Working data
----
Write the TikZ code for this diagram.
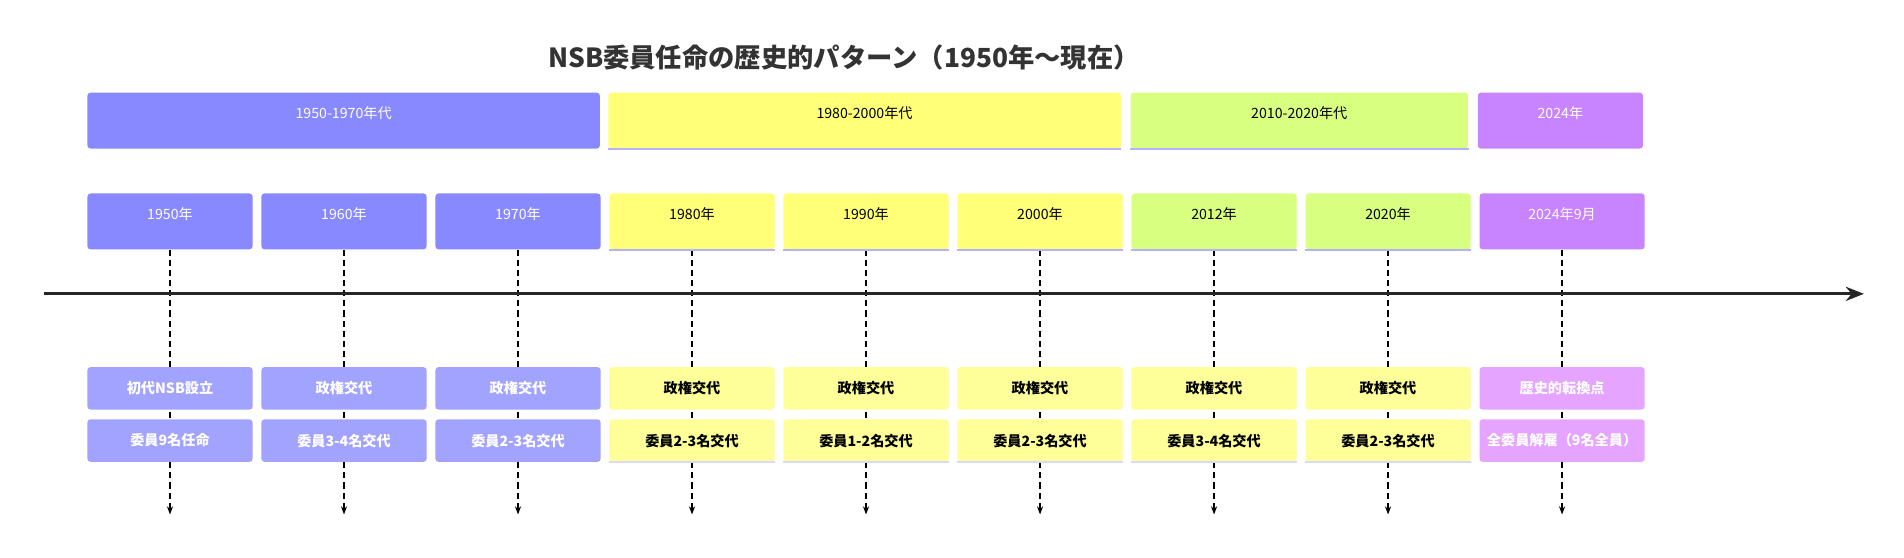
----
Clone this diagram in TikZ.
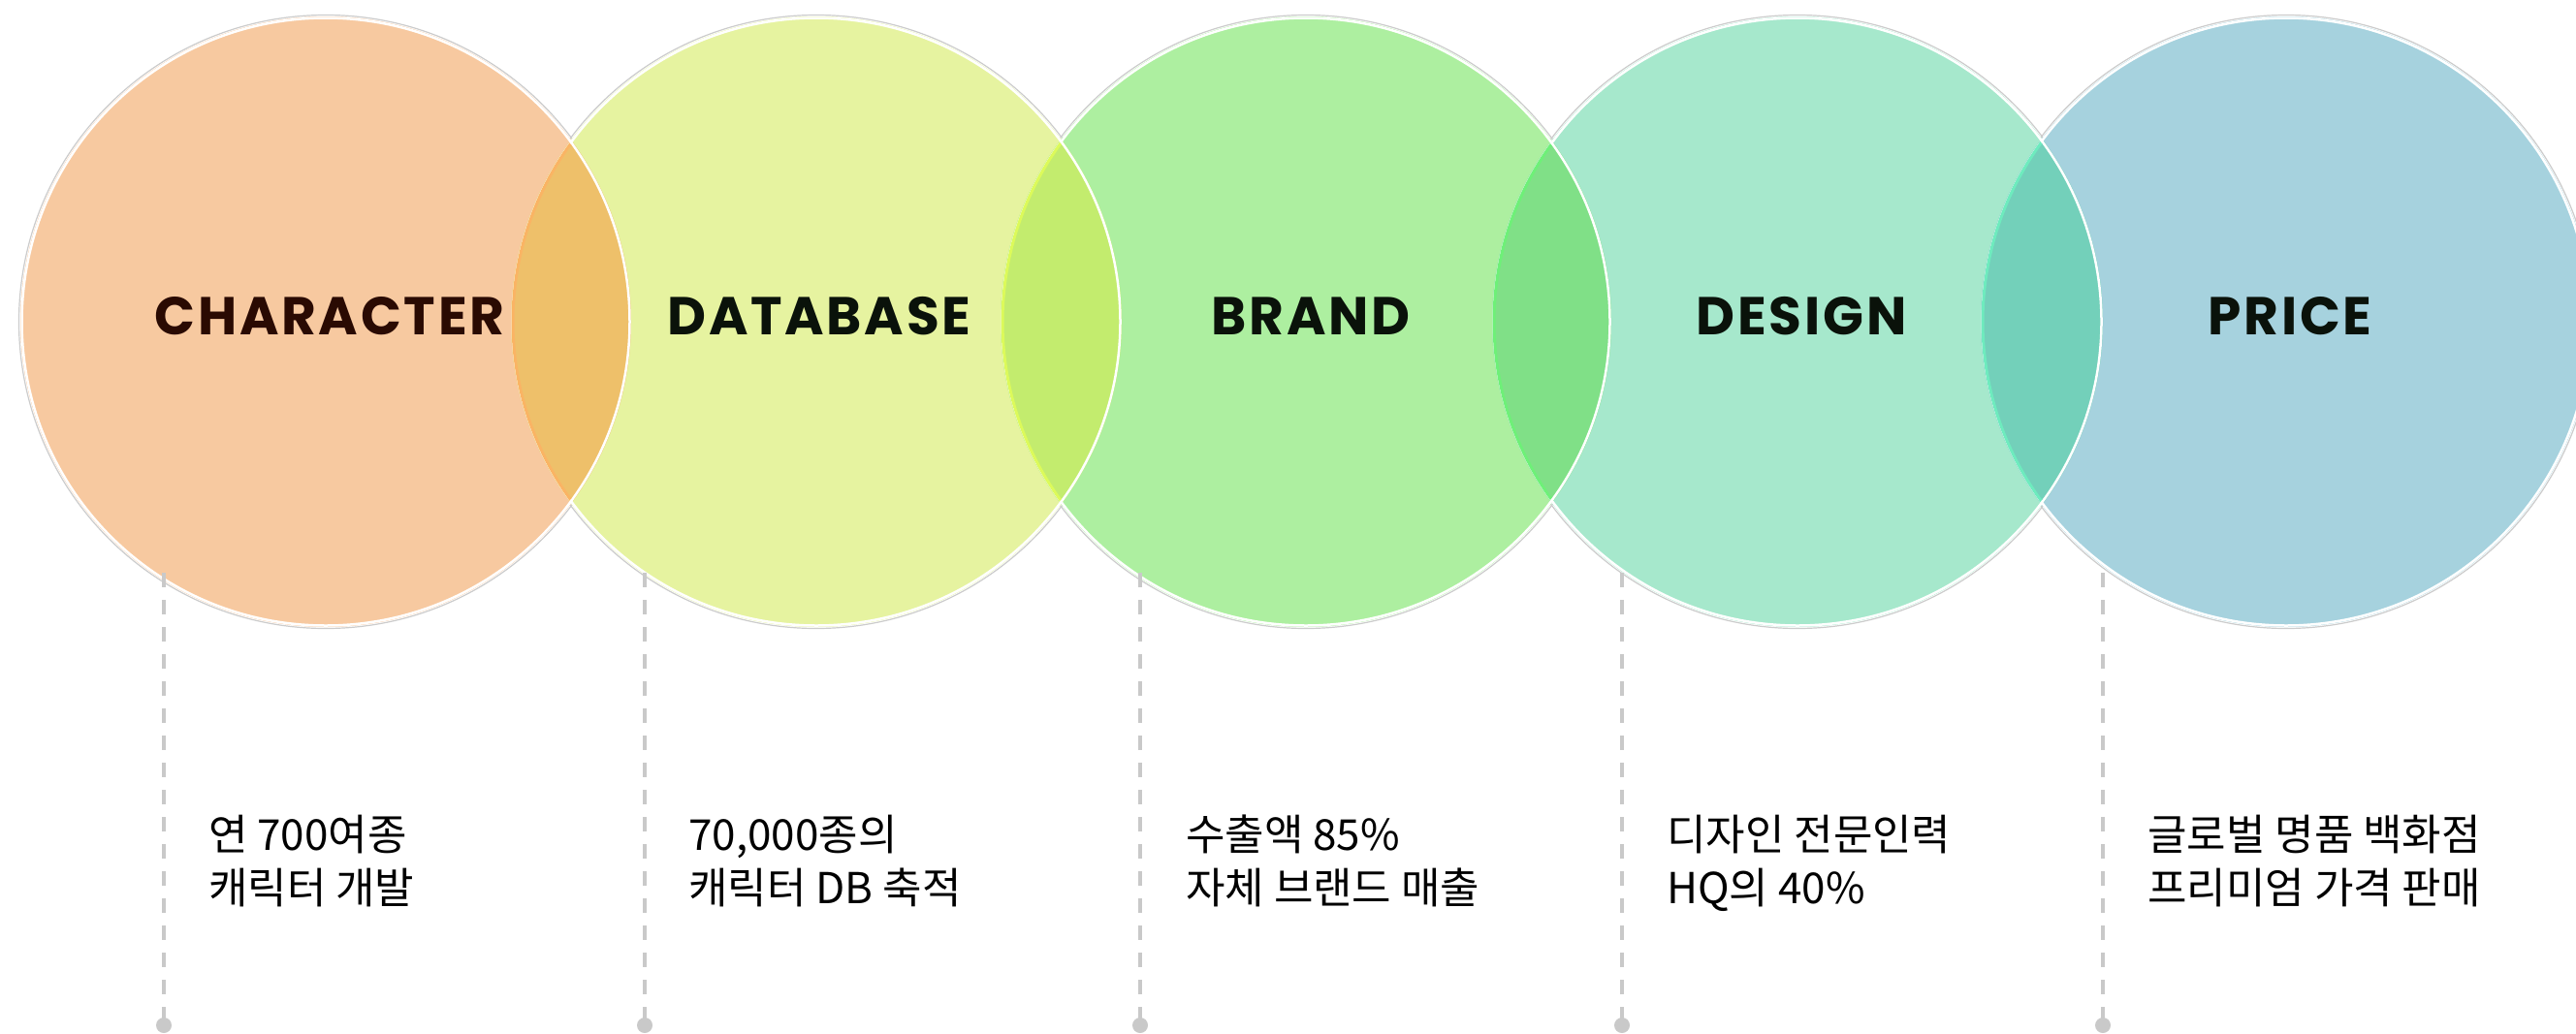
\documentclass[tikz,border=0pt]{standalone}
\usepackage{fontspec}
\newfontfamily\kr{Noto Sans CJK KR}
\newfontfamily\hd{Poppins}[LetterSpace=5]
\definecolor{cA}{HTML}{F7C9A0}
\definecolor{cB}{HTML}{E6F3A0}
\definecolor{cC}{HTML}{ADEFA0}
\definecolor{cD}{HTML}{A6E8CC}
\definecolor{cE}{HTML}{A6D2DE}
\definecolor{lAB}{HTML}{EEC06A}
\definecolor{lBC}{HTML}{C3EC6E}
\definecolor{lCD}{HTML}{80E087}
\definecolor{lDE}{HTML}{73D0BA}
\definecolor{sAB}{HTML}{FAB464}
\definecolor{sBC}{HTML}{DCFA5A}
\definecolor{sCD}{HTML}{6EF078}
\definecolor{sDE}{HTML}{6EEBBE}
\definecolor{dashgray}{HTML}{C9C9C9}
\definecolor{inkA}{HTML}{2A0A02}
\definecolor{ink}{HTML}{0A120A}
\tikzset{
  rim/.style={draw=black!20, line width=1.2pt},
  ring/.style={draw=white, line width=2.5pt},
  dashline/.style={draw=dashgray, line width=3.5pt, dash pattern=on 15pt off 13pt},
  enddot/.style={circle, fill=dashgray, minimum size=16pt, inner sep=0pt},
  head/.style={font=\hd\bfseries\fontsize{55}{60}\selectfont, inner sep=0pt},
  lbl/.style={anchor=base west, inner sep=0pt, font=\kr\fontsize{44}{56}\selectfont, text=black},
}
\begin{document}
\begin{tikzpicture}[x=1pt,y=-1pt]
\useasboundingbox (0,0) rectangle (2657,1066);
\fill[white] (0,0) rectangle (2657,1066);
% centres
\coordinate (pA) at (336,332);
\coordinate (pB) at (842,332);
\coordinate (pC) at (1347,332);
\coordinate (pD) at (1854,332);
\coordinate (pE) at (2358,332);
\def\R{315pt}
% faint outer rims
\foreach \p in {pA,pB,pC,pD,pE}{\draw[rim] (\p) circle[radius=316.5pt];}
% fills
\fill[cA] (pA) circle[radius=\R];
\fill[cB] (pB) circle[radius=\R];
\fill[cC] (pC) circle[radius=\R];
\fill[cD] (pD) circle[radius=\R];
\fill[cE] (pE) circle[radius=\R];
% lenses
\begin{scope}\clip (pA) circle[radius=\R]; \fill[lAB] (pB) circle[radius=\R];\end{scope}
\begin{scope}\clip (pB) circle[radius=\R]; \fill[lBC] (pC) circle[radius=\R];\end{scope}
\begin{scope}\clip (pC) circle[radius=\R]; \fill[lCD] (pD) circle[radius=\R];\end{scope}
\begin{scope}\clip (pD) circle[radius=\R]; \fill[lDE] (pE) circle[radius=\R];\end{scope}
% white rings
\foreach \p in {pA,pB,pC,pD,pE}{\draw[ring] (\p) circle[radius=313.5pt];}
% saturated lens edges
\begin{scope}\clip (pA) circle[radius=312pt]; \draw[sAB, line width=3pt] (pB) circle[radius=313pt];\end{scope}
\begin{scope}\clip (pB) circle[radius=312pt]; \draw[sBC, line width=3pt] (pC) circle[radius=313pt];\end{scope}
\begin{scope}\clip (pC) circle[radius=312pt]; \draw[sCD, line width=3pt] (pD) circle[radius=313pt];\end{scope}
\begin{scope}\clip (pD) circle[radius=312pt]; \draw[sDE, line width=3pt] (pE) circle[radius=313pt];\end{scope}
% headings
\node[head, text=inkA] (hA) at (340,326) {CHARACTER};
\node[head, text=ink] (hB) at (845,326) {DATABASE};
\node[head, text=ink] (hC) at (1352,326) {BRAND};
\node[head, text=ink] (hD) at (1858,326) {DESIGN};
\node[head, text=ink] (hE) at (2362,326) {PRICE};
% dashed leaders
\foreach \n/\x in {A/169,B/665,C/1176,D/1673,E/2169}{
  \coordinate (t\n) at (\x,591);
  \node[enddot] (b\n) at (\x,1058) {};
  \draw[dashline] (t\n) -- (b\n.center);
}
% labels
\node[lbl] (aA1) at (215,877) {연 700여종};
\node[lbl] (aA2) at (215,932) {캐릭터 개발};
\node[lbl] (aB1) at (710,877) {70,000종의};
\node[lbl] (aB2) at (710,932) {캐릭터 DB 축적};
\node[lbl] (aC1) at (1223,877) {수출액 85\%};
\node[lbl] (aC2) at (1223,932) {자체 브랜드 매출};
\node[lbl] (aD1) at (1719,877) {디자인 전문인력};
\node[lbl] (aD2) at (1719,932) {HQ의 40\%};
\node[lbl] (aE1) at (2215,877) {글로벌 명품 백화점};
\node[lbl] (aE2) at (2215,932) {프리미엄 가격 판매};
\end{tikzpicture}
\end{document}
----
Your goal
Copy all lines above containing the string "this".

Written answer
Write the TikZ code for this diagram.
Clone this diagram in TikZ.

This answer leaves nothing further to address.